Growth Opportunities for Established Members. Do you permit members to increase their level of participation in the organization? Are the provided opportunities varied and valuable? Can established members play a mix of roles? Involve the willing and the qualified in creating, maintaining, or extending your local SIG and its activities.

Handling Disputes & Disruptions. How an organization handles disputes and disruptions is often key to its survival. Such problems will occur within every local SIG, but sometimes they are beneficial. Is your local SIG prepared to handle problems appropriately? Does it need policies or rules of conduct to prevent certain conflicts or to guide their resolution? Are any rules it already has adequately accessible by its members?

Cyclic Rhythms for Events & Communications. How regular is the occurrence of your local SIG's activities? Does your local SIG utilize a desirable mix of short-term and long-term rhythms? Is there even any detectable rhythm to what is done? Of great importance to the success of a community is the cyclic occurrence of social ritual around which members can structure a portion of their lives.
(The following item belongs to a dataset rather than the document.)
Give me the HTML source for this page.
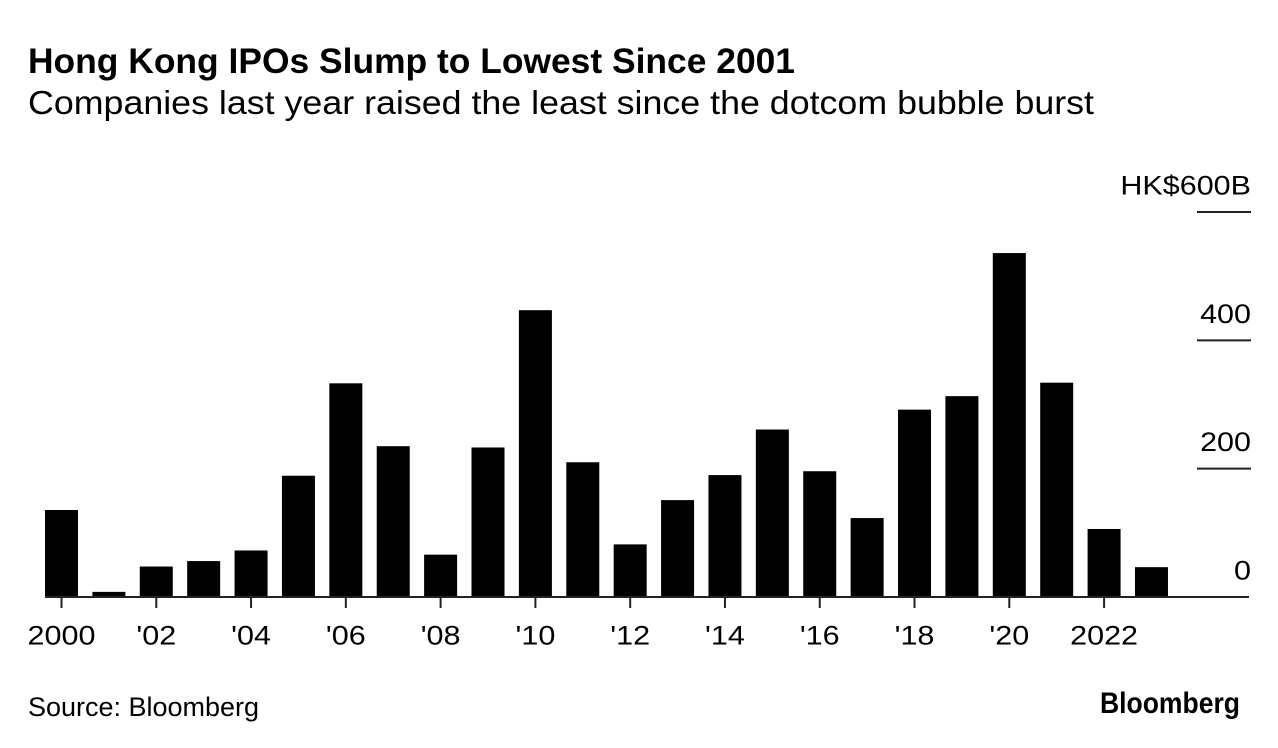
<!DOCTYPE html>
<html lang="en">
<head>
<meta charset="utf-8">
<title>Hong Kong IPOs Slump to Lowest Since 2001</title>
<style>
html,body{margin:0;padding:0;background:#fff;width:1278px;height:748px;overflow:hidden}
svg{display:block}
text{font-family:"Liberation Sans",Arial,sans-serif;fill:#000}
</style>
</head>
<body>
<svg id="chart" width="1278" height="748" viewBox="0 0 1278 748" xmlns="http://www.w3.org/2000/svg">
<rect x="0" y="0" width="1278" height="748" fill="#fff"/>
<text x="28" y="73" font-size="35" font-weight="700" textLength="767" lengthAdjust="spacingAndGlyphs">Hong Kong IPOs Slump to Lowest Since 2001</text>
<text x="28" y="114" font-size="33" textLength="1066" lengthAdjust="spacingAndGlyphs">Companies last year raised the least since the dotcom bubble burst</text>
<g id="bars"></g>
<g id="x-axis"></g>
<g id="y-axis"></g>
<text x="28" y="716" font-size="27" textLength="231" lengthAdjust="spacingAndGlyphs">Source: Bloomberg</text>
<text x="1100" y="713" font-size="30" font-weight="700" textLength="140" lengthAdjust="spacingAndGlyphs">Bloomberg</text>
</svg>
<script>
const years = [2000,2001,2002,2003,2004,2005,2006,2007,2008,2009,2010,2011,2012,2013,2014,2015,2016,2017,2018,2019,2020,2021,2022,2023];
const ipoValues = [135.6,8,47.5,56,72.5,189,333,235,66,233,447,210,82,151,190,261,196,123,292,313,536,334,106,46.5];
const xTickYears = [2000,2002,2004,2006,2008,2010,2012,2014,2016,2018,2020,2022];
const xTickLabels = ["2000","'02","'04","'06","'08","'10","'12","'14","'16","'18","'20","2022"];
const yTickValues = [0,200,400,600];
const yTickLabels = ["0","200","400","HK$600B"];

const NS = 'http://www.w3.org/2000/svg';
const baseY = 597, topY = 212, maxValue = 600;
const firstX = 61.5, stepX = 47.39, barWidth = 33;
const labelStretch = 1.13;
const xScale = function (year) { return firstX + (year - years[0]) * stepX; };
const yScale = function (value) { return baseY - (value / maxValue) * (baseY - topY); };

function make(tag, parent, attrs) {
  const el = document.createElementNS(NS, tag);
  Object.keys(attrs).forEach(function (k) { el.setAttribute(k, attrs[k]); });
  parent.appendChild(el);
  return el;
}
function stretch(label) {
  const w = label.getComputedTextLength();
  label.setAttribute('textLength', (w * labelStretch).toFixed(1));
  label.setAttribute('lengthAdjust', 'spacingAndGlyphs');
}

const barsGroup = document.getElementById('bars');
years.forEach(function (year, i) {
  const y = yScale(ipoValues[i]);
  const bar = make('rect', barsGroup, {x: xScale(year) - barWidth / 2, y: y, width: barWidth, height: baseY - y, fill: '#000'});
  
  
});

const xGroup = document.getElementById('x-axis');
const baseline = make('line', xGroup, {x1: 45, x2: 1249, y1: baseY, y2: baseY, stroke: '#222', 'stroke-width': 2});


xTickYears.forEach(function (year, i) {
  const x = xScale(year);
  const tick = make('line', xGroup, {x1: x, x2: x, y1: baseY, y2: 608, stroke: '#222', 'stroke-width': 2});
  
  
  const label = make('text', xGroup, {x: x, y: 644.5, 'font-size': 27, 'text-anchor': 'middle'});
  label.textContent = xTickLabels[i];
  
  
  stretch(label);
});

const yGroup = document.getElementById('y-axis');
yTickValues.forEach(function (value, i) {
  const y = yScale(value);
  if (value !== 0) {
    const rule = make('line', yGroup, {x1: 1197, x2: 1251, y1: y, y2: y, stroke: '#222', 'stroke-width': 2});
    
    
  }
  const label = make('text', yGroup, {x: 1251, y: y - 17.5, 'font-size': 27, 'text-anchor': 'end'});
  label.textContent = yTickLabels[i];
  
  
  stretch(label);
});
</script>
</body>
</html>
Exploration of these key elements of social design, including examination of how they are, aren't, and could be attended to by different chapters, formed a portion of the agenda of a workshop I led last month at CHI'97 on Designing Successful Local Chapters. I'll report on this workshop in upcoming columns.

(See Amy Jo's article, "Getting into the grove: Designing for participation" in the April '95 issue of interactions for related information/ideas.)

Informing Others of Your Local SIG's (Prospective) Existence

To some, getting started on the "social design" of a local SIG first requires finding others to be social with. Lisa Dieken in West Des Moines, Iowa, is an example of such a person. To date, her solicitations of interest in creating a local SIG in Central Iowa have prompted no replies. Indeed, there are only a handful of people within the entire state of Iowa who are SIGCHI members. Do you know of anyone in Iowa working in or interested in the field of computer-human interaction? If so, please contact Lisa or ask those people to contact Lisa. You can find Lisa's contact information on the inside, back cover of this Bulletin, along with contact information for other people interested in starting a SIGCHI chapter and for leaders of chartered chapters.

Note that every local SIG can receive mailing labels for all ACM members in its geographic area; one set is obtainable from ACM at no cost once each year. Each chartered local chapter can also obtain web page space from ACM. Contact me for further information.

All chartered and prospective Local SIGs are advertised on SIGCHI's Local SIGs web page (http://www.acm.org/sigchi/local-sigs/). Each chapter should also consider advertising its existence and its events in online newsgroups or mailing lists, to related local SIGs (e.g., its local ACM chapter), to local academic and professional organizations, and in its local press.